DRILLED VS SLOTTED ROTORS
For many years, most racing rotors were drilled. There were two reasons-the holes gave the "fireband" boundary layer of gasses and particulate matter someplace to go and the edges of the holes gave the pad a better "bite."
Unfortunately, the drilled holes also reduced the thermal capacity of the discs and served as very effective "stress raisers," significantly decreasing disc life. Improvements in friction materials have pretty much made the drilled rotor a thing of the past in racing. Most racing rotors currently feature a series of tangential slots or channels that serve the same purpose without the attendant disadvantages.
PAD AREA
We have seen that brake torque is directly proportional to Piston Area, System Pressure, Friction Coefficient and Effective Radii, and is not affected by pad area. Pad area and geometry are however important for several reasons:
1) Pad service life. Since pad material is consumed, an increase in pad area results in an increase in the time interval between pad replacements. OE designs often make slight sacrifices in pad life by including tapered ends for reduction of noise, vibration and pad taper. In some OE designs, the pads on the two sides of the caliper are even shaped differently, with the inside pad being shorter in arc-length in the direction of rotation and wider radially than the outside pad for system design and integration reasons.

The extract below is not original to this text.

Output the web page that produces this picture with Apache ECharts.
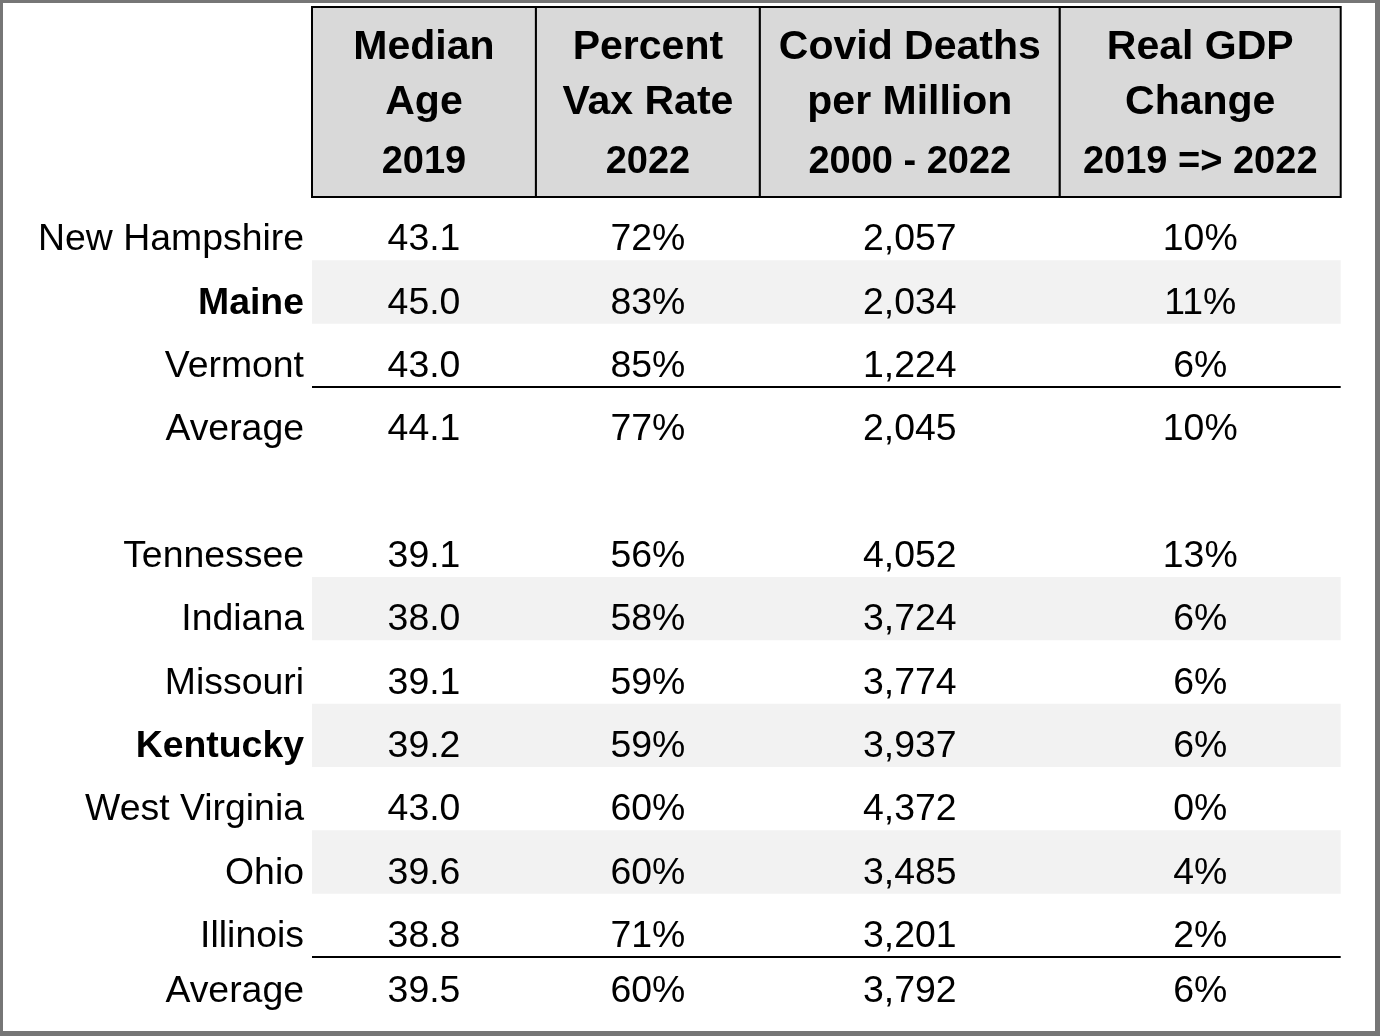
<!DOCTYPE html>
<html>
<head>
<meta charset="utf-8">
<script src="https://cdn.jsdelivr.net/npm/echarts@6/dist/echarts.min.js"></script>
<style>
    html, body { margin: 0; padding: 0; background: #fff; }
    #main {
        width: 1380px;
        height: 1036px;
        box-sizing: border-box;
        border-style: solid;
        border-color: #767676;
        border-width: 3px 5px 5px 3px;
    }
</style>
</head>
<body>
<div id="main"></div>
<script>
// table values ('' state = blank spacer row)
var states = ['New Hampshire', 'Maine', 'Vermont', 'Average', '',
    'Tennessee', 'Indiana', 'Missouri', 'Kentucky', 'West Virginia', 'Ohio', 'Illinois', 'Average'];
var medianAge = [43.1, 45.0, 43.0, 44.1, null, 39.1, 38.0, 39.1, 39.2, 43.0, 39.6, 38.8, 39.5];
var vaxRate = [72, 83, 85, 77, null, 56, 58, 59, 59, 60, 60, 71, 60];
var covidDeaths = [2057, 2034, 1224, 2045, null, 4052, 3724, 3774, 3937, 4372, 3485, 3201, 3792];
var gdpChange = [10, 11, 6, 10, null, 13, 6, 6, 6, 0, 4, 2, 6];
var headers = [
    ['Median', 'Age', '2019'],
    ['Percent', 'Vax Rate', '2022'],
    ['Covid Deaths', 'per Million', '2000 - 2022'],
    ['Real GDP', 'Change', '2019 => 2022']
];
var boldStates = ['Maine', 'Kentucky'];
var stripeRows = [1, 6, 8, 10];   // body row indexes with grey fill
var ruleRows = [2, 11];           // body rows with a line underneath

// layout
var FONT = "'Liberation Sans', Arial, sans-serif";
var BODY_SIZE = 37.4;
var colEdges = [0, 224, 448, 748, 1029];
var headerRows = 3;
var textShift = 11.5;
var lastShift = 3;
var headerLineY = [41, 96, 156];
var headerLineSize = [41, 41, 38];

var rowKeys = [];
for (var i = 0; i < headerRows + states.length; i++) rowKeys.push(String(i));

function fmt(c, r) {
    if (c === 0) return medianAge[r].toFixed(1);
    if (c === 1) return vaxRate[r] + '%';
    if (c === 2) return covidDeaths[r].toLocaleString('en-US');
    return gdpChange[r] + '%';
}

var cellData = [], cellText = [];
states.forEach(function (s, r) {
    if (!s) return;
    for (var c = 0; c < 4; c++) {
        cellData.push([c, r + headerRows]);
        cellText.push(fmt(c, r));
    }
});

function bandRect(api, c0, c1, row) {
    var h = api.size([0, 1])[1];
    var a = api.coord([colEdges[c0], row]);
    var b = api.coord([colEdges[c1], row]);
    return { x: a[0], y: a[1] - h / 2, width: b[0] - a[0], height: h };
}

var chart = echarts.init(document.getElementById('main'));

chart.setOption({
    animation: false,
    grid: { left: 309, right: 34.3, top: 4, bottom: 10.7 },
    xAxis: { type: 'value', min: 0, max: 1029, show: false },
    yAxis: {
        type: 'category',
        inverse: true,
        data: rowKeys,
        axisLine: { show: false },
        axisTick: { show: false },
        splitLine: { show: false },
        axisLabel: {
            interval: 0,
            margin: 8,
            formatter: function (v, idx) {
                var r = idx - headerRows;
                if (r < 0 || !states[r]) return '';
                var last = r === states.length - 1;
                var style = boldStates.indexOf(states[r]) >= 0 ? 'b' : (last ? 'l' : 'n');
                return '{' + style + '|' + states[r] + '}';
            },
            rich: {
                n: { fontFamily: FONT, fontSize: BODY_SIZE, lineHeight: BODY_SIZE, color: '#000', padding: [textShift * 2, 0, 0, 0] },
                b: { fontFamily: FONT, fontSize: BODY_SIZE, lineHeight: BODY_SIZE, color: '#000', fontWeight: 'bold', padding: [textShift * 2, 0, 0, 0] },
                l: { fontFamily: FONT, fontSize: BODY_SIZE, lineHeight: BODY_SIZE, color: '#000', padding: [lastShift * 2, 0, 0, 0] }
            }
        }
    },
    series: [{
        name: 'stripes',
        type: 'custom',
        z: 1,
        silent: true,
        data: stripeRows.map(function (r) { return [0, r + headerRows]; }),
        renderItem: function (params, api) {
            return { type: 'rect', shape: bandRect(api, 0, 4, api.value(1)), style: { fill: '#f2f2f2' } };
        }
    }, {
        name: 'rules',
        type: 'custom',
        z: 3,
        silent: true,
        data: ruleRows.map(function (r) { return [0, r + headerRows]; }),
        renderItem: function (params, api) {
            var b = bandRect(api, 0, 4, api.value(1));
            return {
                type: 'line',
                shape: { x1: b.x, y1: b.y + b.height, x2: b.x + b.width, y2: b.y + b.height },
                style: { stroke: '#000', lineWidth: 2 }
            };
        }
    }, {
        name: 'cells',
        type: 'custom',
        z: 4,
        silent: true,
        data: cellData,
        renderItem: function (params, api) {
            var c = api.value(0), row = api.value(1);
            var b = bandRect(api, c, c + 1, row);
            var last = row === rowKeys.length - 1;
            return {
                type: 'text',
                style: {
                    text: cellText[params.dataIndex],
                    x: b.x + b.width / 2,
                    y: b.y + b.height / 2 + (last ? lastShift : textShift),
                    align: 'center',
                    verticalAlign: 'middle',
                    fontFamily: FONT,
                    fontSize: BODY_SIZE,
                    fill: '#000'
                }
            };
        }
    }, {
        name: 'header',
        type: 'custom',
        z: 5,
        silent: true,
        data: headers.map(function (h, c) { return [c, 0]; }),
        renderItem: function (params, api) {
            var c = api.value(0);
            var top = bandRect(api, c, c + 1, 0);
            var bottom = bandRect(api, c, c + 1, headerRows - 1);
            var children = [{
                type: 'rect',
                shape: { x: top.x, y: top.y, width: top.width, height: bottom.y + bottom.height - top.y },
                style: { fill: '#d9d9d9', stroke: '#000', lineWidth: 2 }
            }];
            headers[c].forEach(function (line, k) {
                children.push({
                    type: 'text',
                    style: {
                        text: line,
                        x: top.x + top.width / 2,
                        y: top.y + headerLineY[k],
                        align: 'center',
                        verticalAlign: 'middle',
                        fontFamily: FONT,
                        fontSize: headerLineSize[k],
                        fontWeight: 'bold',
                        fill: '#000'
                    }
                });
            });
            return { type: 'group', children: children };
        }
    }]
});
</script>
</body>
</html>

2) Heat dispersion and dissipation over a larger surface area and greater mass. Although in the case of a larger pad, the pad masks a larger portion of the rotor face, absorbing more radiant energy and shielding the area from cooling that may cancel any actual benefit.
3) Geometry: Since rubbing speed between the disc and the pad is greater at the periphery of the disc, the pad geometry will sometimes be designed to reduce the area toward the center of the disc. This is done in an effort to produce even temperature and pressure distribution across the face of the pad.
FLOATING DISCS
All metals "grow" when heated. The diameter of cast iron brake discs can increase as much as 2mm (0.080 inch) at elevated braking temperatures. When the disc is radially restrained from growing (as in all one-piece discs) the friction plates are forced into a cone shape as temperature increases, adversely effecting both temperature and pressure distribution within the pads and the feel of the pedal.
Racing and high-performance street discs are mounted on separate hats or bells, usually of aluminum. The fastening system is designed to allow radial growth and minimal axial float resulting in a mechanically stable system. Hats or bells should be made from 7075 or 2024 heat-treated aluminum billets that are pre-stressed and relieved, not from 6061 or from plate stock.